>> Begin Information supplied

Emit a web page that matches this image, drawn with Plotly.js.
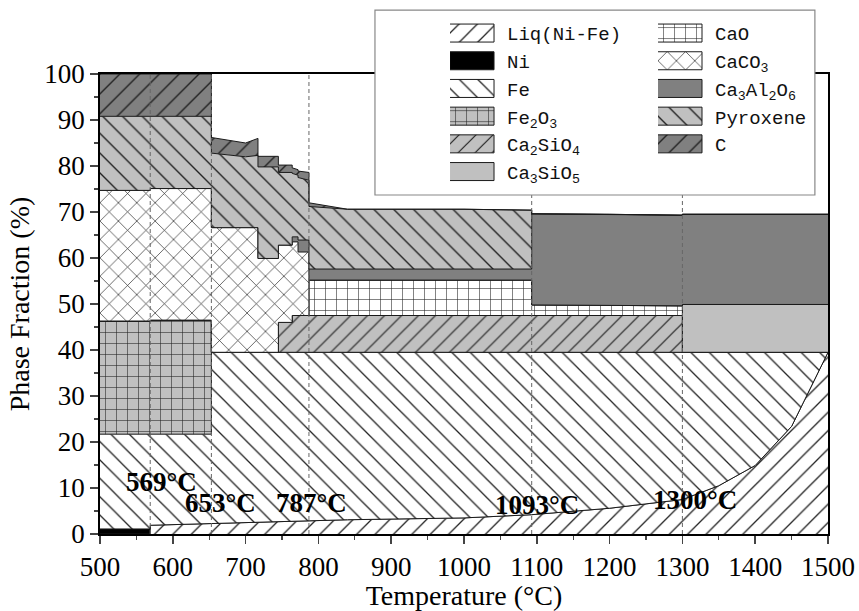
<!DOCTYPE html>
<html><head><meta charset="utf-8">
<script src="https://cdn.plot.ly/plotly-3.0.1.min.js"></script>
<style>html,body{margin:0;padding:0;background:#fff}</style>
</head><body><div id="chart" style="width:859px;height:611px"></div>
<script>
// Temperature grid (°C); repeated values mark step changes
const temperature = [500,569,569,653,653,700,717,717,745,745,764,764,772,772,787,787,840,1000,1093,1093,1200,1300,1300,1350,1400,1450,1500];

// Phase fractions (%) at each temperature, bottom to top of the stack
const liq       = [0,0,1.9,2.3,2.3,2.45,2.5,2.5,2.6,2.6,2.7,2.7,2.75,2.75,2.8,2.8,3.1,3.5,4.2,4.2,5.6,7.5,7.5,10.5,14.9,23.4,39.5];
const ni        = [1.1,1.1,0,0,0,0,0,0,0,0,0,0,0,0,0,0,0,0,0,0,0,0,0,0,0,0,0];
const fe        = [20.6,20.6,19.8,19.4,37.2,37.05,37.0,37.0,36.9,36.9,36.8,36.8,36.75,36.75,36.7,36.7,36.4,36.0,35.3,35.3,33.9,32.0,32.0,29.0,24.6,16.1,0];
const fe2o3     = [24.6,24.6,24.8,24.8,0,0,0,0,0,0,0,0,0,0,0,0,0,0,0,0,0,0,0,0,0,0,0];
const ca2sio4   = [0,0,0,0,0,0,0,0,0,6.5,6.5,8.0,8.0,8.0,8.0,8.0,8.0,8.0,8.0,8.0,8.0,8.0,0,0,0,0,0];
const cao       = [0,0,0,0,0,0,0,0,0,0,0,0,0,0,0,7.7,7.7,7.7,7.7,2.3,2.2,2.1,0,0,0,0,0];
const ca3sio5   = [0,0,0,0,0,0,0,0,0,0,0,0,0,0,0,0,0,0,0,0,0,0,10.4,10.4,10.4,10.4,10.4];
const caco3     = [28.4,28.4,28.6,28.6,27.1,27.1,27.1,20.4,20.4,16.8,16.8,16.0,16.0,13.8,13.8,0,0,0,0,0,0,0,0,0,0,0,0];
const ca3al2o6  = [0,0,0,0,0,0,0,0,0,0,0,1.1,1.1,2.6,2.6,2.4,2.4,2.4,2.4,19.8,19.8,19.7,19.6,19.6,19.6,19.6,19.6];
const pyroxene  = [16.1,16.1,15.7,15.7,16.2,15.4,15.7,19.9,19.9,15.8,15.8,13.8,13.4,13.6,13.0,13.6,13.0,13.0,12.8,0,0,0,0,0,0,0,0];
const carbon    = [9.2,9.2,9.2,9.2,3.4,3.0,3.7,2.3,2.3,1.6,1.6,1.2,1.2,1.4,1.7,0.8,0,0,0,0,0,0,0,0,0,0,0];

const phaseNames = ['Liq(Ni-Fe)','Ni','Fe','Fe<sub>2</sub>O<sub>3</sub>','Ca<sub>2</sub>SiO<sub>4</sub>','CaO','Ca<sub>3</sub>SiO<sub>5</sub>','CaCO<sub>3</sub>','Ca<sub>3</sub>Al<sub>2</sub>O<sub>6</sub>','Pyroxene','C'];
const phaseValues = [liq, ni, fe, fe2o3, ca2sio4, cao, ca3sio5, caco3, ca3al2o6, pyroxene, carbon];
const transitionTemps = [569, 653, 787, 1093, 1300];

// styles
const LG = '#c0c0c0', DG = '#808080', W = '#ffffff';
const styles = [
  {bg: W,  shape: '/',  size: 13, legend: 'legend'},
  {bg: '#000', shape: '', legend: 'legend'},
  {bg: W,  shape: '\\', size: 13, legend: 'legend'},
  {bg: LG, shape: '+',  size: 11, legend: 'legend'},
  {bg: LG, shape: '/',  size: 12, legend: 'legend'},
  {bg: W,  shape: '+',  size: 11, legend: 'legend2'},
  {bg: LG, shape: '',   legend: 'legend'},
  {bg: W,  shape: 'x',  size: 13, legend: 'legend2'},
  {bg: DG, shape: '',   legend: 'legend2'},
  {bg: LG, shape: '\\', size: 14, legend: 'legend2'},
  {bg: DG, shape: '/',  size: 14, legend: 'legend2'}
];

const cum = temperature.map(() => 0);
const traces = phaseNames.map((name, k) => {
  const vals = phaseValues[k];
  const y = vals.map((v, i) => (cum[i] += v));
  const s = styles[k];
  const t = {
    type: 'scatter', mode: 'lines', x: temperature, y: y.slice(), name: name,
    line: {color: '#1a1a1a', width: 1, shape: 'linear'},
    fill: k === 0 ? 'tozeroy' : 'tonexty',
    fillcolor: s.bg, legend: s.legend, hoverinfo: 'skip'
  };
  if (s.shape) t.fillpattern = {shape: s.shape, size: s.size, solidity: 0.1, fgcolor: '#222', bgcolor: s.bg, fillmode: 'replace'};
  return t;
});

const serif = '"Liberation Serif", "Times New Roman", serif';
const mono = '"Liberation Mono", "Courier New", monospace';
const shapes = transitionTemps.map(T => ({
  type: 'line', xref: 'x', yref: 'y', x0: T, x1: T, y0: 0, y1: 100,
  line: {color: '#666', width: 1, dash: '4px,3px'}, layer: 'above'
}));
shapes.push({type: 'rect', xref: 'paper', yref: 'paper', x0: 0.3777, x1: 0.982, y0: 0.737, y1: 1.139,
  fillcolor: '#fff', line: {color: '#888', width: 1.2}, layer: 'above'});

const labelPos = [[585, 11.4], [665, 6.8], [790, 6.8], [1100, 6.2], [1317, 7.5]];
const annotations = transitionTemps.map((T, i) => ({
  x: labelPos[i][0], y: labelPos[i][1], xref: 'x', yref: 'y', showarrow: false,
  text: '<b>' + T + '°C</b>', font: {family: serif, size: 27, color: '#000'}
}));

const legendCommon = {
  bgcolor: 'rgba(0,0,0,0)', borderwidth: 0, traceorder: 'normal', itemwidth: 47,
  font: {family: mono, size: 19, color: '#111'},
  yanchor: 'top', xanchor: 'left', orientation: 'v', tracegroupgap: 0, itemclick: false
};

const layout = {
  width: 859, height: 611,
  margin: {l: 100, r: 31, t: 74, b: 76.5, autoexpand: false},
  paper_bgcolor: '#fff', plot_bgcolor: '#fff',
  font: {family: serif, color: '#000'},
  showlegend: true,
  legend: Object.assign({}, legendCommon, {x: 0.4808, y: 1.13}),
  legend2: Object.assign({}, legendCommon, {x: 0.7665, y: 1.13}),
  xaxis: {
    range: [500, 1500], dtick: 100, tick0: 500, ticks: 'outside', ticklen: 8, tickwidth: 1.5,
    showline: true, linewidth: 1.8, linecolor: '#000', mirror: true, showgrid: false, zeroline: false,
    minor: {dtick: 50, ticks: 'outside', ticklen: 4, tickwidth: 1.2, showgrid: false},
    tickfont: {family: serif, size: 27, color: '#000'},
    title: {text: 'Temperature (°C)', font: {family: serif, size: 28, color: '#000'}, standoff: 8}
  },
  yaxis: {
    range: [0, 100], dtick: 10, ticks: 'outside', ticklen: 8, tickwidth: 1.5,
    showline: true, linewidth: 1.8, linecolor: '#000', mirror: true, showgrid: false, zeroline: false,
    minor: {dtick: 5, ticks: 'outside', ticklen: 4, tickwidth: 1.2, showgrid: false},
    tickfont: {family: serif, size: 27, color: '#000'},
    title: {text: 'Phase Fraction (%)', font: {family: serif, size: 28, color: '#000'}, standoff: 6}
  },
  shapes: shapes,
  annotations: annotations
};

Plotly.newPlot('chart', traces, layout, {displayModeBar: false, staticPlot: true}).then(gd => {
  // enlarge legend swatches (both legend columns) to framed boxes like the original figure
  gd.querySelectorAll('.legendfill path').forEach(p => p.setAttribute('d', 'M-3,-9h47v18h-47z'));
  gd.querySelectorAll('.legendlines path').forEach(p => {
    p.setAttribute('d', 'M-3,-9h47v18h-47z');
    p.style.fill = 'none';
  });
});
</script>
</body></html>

>> End Information supplied

* **Written instruction**
Exactly as written, please give again the lines from the beginning of the listing through the line containing "const transitionTemps = [569, 653, 787, 1093, 1300];", inclusive, without any pictures.

* **Exercise solution**
Emit a web page that matches this image, drawn with Plotly.js.
<!DOCTYPE html>
<html><head><meta charset="utf-8">
<script src="https://cdn.plot.ly/plotly-3.0.1.min.js"></script>
<style>html,body{margin:0;padding:0;background:#fff}</style>
</head><body><div id="chart" style="width:859px;height:611px"></div>
<script>
// Temperature grid (°C); repeated values mark step changes
const temperature = [500,569,569,653,653,700,717,717,745,745,764,764,772,772,787,787,840,1000,1093,1093,1200,1300,1300,1350,1400,1450,1500];

// Phase fractions (%) at each temperature, bottom to top of the stack
const liq       = [0,0,1.9,2.3,2.3,2.45,2.5,2.5,2.6,2.6,2.7,2.7,2.75,2.75,2.8,2.8,3.1,3.5,4.2,4.2,5.6,7.5,7.5,10.5,14.9,23.4,39.5];
const ni        = [1.1,1.1,0,0,0,0,0,0,0,0,0,0,0,0,0,0,0,0,0,0,0,0,0,0,0,0,0];
const fe        = [20.6,20.6,19.8,19.4,37.2,37.05,37.0,37.0,36.9,36.9,36.8,36.8,36.75,36.75,36.7,36.7,36.4,36.0,35.3,35.3,33.9,32.0,32.0,29.0,24.6,16.1,0];
const fe2o3     = [24.6,24.6,24.8,24.8,0,0,0,0,0,0,0,0,0,0,0,0,0,0,0,0,0,0,0,0,0,0,0];
const ca2sio4   = [0,0,0,0,0,0,0,0,0,6.5,6.5,8.0,8.0,8.0,8.0,8.0,8.0,8.0,8.0,8.0,8.0,8.0,0,0,0,0,0];
const cao       = [0,0,0,0,0,0,0,0,0,0,0,0,0,0,0,7.7,7.7,7.7,7.7,2.3,2.2,2.1,0,0,0,0,0];
const ca3sio5   = [0,0,0,0,0,0,0,0,0,0,0,0,0,0,0,0,0,0,0,0,0,0,10.4,10.4,10.4,10.4,10.4];
const caco3     = [28.4,28.4,28.6,28.6,27.1,27.1,27.1,20.4,20.4,16.8,16.8,16.0,16.0,13.8,13.8,0,0,0,0,0,0,0,0,0,0,0,0];
const ca3al2o6  = [0,0,0,0,0,0,0,0,0,0,0,1.1,1.1,2.6,2.6,2.4,2.4,2.4,2.4,19.8,19.8,19.7,19.6,19.6,19.6,19.6,19.6];
const pyroxene  = [16.1,16.1,15.7,15.7,16.2,15.4,15.7,19.9,19.9,15.8,15.8,13.8,13.4,13.6,13.0,13.6,13.0,13.0,12.8,0,0,0,0,0,0,0,0];
const carbon    = [9.2,9.2,9.2,9.2,3.4,3.0,3.7,2.3,2.3,1.6,1.6,1.2,1.2,1.4,1.7,0.8,0,0,0,0,0,0,0,0,0,0,0];

const phaseNames = ['Liq(Ni-Fe)','Ni','Fe','Fe<sub>2</sub>O<sub>3</sub>','Ca<sub>2</sub>SiO<sub>4</sub>','CaO','Ca<sub>3</sub>SiO<sub>5</sub>','CaCO<sub>3</sub>','Ca<sub>3</sub>Al<sub>2</sub>O<sub>6</sub>','Pyroxene','C'];
const phaseValues = [liq, ni, fe, fe2o3, ca2sio4, cao, ca3sio5, caco3, ca3al2o6, pyroxene, carbon];
const transitionTemps = [569, 653, 787, 1093, 1300];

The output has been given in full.